* **EXERCISE DETAILS**: Exactly how many lines have the word "this"? Answer with the bare number.

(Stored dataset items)
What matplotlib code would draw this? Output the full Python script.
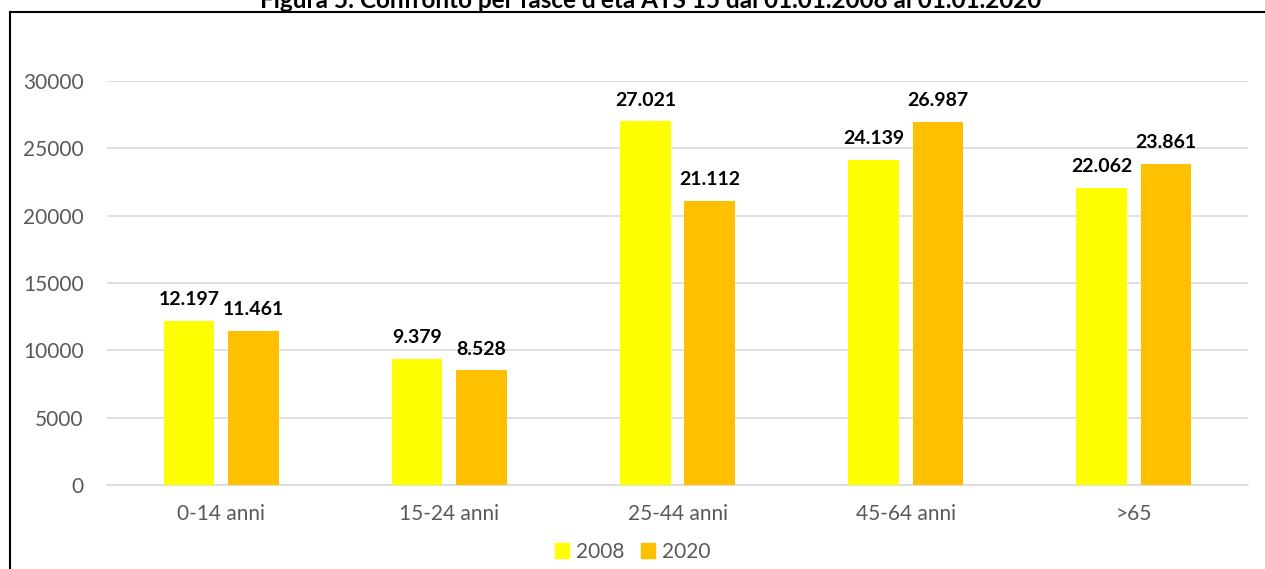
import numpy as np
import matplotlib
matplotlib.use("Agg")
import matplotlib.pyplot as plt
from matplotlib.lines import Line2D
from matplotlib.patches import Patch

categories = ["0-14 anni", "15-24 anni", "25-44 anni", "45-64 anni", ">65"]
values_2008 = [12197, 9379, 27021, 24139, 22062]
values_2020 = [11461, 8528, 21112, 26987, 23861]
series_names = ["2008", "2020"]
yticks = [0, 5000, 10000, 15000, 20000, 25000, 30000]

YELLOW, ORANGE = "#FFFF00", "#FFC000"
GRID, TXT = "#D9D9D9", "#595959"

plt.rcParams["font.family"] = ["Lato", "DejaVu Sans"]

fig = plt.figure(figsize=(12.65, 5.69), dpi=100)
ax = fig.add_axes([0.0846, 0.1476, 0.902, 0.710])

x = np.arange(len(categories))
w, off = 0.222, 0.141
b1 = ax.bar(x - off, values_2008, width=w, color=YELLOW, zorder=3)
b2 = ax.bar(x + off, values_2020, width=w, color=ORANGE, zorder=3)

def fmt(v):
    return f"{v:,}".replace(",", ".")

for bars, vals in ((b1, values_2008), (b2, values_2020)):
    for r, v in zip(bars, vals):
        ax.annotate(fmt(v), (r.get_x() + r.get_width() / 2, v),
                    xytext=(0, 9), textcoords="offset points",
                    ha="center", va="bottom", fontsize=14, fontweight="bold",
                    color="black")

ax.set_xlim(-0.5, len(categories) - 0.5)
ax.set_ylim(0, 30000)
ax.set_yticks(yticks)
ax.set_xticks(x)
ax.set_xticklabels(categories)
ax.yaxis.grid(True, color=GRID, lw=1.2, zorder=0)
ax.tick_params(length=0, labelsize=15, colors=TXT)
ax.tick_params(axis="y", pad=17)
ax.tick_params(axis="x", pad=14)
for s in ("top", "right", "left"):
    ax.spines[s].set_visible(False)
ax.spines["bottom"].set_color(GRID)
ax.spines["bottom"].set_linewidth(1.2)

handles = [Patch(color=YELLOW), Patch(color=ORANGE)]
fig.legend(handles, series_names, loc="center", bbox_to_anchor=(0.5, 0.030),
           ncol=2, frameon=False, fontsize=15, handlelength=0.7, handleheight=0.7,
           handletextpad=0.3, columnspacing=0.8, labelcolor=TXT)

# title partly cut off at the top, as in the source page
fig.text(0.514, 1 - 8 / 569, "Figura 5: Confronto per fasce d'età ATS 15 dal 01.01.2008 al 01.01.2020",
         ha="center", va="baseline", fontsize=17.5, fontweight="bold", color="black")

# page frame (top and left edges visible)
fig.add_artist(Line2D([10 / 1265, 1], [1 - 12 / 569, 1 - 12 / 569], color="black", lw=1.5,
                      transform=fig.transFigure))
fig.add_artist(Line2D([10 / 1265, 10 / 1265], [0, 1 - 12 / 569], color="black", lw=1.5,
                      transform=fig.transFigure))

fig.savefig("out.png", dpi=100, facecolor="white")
* * *
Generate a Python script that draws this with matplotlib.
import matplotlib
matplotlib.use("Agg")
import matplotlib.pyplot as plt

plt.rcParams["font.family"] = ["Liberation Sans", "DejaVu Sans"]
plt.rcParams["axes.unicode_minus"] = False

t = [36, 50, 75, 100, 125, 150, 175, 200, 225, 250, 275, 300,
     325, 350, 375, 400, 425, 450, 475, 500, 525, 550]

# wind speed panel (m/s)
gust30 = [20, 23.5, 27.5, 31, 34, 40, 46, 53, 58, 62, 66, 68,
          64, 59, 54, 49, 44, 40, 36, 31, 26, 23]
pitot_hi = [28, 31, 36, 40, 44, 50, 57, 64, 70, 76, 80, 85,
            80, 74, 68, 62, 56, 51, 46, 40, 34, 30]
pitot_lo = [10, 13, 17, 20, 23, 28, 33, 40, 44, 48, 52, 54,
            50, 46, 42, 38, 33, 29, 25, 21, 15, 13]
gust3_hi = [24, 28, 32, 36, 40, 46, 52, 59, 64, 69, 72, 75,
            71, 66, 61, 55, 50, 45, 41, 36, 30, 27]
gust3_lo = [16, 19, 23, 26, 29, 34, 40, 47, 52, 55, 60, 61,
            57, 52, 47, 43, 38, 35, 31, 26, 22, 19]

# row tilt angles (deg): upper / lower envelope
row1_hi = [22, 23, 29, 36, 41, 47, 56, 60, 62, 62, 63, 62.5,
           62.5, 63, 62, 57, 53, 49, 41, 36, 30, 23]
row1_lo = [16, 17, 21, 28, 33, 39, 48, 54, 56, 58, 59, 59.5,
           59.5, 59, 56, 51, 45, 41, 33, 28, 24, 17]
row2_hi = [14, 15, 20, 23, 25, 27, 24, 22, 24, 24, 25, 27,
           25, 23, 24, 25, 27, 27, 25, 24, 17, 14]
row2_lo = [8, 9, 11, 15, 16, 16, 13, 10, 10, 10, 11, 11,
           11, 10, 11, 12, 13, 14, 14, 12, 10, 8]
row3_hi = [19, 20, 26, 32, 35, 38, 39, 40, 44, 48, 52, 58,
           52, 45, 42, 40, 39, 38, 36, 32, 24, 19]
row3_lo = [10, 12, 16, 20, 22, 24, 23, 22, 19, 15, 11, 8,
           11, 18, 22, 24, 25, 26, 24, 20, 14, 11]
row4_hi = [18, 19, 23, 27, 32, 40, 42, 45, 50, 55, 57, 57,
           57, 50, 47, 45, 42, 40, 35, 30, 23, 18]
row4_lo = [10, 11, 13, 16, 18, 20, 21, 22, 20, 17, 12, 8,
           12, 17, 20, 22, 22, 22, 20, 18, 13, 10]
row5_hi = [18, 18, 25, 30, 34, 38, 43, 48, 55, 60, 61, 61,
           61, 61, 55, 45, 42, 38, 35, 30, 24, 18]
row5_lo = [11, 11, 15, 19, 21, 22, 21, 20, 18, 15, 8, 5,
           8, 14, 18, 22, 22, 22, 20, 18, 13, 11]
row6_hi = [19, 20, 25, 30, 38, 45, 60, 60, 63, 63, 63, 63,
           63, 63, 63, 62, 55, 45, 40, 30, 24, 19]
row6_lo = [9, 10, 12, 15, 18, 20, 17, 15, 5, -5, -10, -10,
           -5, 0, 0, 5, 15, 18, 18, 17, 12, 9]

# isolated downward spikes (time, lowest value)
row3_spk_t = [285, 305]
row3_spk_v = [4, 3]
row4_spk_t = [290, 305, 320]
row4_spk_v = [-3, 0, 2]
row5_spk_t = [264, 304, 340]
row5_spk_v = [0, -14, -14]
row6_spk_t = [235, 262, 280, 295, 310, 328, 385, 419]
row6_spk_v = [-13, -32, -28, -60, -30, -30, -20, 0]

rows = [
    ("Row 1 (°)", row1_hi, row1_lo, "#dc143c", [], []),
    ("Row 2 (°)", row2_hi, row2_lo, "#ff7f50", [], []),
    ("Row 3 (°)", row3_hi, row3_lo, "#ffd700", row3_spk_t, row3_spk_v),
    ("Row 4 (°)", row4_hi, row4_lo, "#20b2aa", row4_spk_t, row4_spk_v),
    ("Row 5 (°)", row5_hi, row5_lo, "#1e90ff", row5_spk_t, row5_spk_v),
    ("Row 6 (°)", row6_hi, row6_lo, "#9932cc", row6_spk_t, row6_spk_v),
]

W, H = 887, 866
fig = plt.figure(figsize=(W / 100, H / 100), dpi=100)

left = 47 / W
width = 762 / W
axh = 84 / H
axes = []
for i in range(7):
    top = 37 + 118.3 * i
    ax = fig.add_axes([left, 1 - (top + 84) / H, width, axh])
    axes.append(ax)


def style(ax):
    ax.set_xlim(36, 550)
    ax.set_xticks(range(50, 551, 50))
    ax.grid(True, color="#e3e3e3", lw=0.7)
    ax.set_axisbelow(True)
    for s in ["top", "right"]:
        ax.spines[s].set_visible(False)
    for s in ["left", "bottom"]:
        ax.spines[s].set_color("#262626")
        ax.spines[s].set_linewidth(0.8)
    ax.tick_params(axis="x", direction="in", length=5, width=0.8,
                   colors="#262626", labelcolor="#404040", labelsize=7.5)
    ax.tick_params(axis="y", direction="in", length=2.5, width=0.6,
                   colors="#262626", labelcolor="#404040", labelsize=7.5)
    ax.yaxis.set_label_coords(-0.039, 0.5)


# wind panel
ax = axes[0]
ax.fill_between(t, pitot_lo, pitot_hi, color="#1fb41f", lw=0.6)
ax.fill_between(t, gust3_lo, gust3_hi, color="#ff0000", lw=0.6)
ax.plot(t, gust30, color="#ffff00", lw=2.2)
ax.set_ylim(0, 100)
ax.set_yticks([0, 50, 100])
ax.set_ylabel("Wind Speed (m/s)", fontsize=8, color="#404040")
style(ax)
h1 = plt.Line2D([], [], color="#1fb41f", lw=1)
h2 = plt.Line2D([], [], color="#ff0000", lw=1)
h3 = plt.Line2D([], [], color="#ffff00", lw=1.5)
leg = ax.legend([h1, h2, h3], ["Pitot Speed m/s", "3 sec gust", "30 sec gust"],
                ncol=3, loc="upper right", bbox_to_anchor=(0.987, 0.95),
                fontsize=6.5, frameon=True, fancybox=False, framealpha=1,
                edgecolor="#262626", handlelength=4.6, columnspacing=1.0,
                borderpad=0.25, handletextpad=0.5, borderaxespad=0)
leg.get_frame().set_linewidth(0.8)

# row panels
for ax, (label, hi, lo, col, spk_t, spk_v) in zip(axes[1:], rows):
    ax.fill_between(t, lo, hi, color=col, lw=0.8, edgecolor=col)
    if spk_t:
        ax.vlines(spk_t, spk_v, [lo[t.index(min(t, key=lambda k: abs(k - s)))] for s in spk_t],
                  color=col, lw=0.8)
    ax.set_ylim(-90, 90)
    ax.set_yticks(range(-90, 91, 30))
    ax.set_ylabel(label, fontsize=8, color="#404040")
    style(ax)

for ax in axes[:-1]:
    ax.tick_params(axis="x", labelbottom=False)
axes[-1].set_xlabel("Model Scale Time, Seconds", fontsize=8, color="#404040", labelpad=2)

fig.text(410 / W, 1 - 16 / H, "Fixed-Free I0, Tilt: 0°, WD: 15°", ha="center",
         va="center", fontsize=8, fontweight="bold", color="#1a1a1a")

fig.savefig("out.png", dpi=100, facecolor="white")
...
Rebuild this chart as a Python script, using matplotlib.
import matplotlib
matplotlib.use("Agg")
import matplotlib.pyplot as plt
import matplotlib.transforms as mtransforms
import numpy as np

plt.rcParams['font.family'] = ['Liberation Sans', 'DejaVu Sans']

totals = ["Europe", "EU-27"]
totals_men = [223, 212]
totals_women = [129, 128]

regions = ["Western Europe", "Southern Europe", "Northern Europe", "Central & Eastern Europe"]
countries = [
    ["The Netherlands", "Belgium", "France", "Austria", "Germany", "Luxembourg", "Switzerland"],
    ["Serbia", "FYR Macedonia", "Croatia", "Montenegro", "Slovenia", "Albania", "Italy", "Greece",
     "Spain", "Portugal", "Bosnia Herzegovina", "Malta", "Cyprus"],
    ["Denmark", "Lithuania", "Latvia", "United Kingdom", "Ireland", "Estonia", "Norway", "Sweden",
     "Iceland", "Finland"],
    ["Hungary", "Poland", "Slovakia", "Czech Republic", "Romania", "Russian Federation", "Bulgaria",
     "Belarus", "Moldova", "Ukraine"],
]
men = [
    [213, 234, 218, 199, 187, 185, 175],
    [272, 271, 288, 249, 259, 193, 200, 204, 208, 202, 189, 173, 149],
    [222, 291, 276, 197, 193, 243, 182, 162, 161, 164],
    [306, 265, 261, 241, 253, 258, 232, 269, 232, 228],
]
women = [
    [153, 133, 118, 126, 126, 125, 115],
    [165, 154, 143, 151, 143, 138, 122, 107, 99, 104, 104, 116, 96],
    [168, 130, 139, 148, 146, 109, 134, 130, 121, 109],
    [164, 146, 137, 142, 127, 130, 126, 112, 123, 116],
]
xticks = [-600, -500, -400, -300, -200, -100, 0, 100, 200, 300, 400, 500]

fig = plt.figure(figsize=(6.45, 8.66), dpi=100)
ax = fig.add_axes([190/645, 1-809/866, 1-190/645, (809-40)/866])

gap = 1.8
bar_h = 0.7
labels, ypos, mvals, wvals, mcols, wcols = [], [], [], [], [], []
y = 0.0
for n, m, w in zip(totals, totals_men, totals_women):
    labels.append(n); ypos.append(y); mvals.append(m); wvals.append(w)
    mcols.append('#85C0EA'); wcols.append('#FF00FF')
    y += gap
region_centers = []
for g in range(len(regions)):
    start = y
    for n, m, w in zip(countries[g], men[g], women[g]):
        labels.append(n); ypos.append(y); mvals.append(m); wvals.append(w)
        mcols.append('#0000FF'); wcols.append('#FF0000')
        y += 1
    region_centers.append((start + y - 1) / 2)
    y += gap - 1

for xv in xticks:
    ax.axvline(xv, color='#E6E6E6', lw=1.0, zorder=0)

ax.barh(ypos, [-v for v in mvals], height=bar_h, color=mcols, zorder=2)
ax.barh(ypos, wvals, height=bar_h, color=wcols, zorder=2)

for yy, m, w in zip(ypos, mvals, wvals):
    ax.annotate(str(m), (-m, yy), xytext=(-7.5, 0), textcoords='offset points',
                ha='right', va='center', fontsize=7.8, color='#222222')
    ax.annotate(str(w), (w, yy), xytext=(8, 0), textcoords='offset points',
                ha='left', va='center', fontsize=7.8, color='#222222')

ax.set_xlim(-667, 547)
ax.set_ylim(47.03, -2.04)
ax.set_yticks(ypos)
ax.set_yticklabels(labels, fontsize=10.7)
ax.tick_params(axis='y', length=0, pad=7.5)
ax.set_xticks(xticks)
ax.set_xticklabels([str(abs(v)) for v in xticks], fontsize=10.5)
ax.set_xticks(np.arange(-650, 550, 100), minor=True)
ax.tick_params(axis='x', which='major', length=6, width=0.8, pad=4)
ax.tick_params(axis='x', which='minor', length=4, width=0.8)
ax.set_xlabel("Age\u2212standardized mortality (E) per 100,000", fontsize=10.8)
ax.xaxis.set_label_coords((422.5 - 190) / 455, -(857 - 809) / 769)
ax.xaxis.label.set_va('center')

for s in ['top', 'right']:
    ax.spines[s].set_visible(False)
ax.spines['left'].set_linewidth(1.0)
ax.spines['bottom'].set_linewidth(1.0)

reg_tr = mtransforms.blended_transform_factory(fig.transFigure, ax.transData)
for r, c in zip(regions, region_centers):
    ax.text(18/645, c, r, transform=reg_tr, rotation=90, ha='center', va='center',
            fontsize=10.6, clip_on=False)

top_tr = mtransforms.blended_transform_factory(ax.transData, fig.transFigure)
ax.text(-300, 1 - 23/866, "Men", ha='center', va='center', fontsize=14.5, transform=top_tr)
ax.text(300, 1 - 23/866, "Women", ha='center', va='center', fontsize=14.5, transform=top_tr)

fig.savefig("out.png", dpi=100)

* **WRITTEN SOLUTION**: 3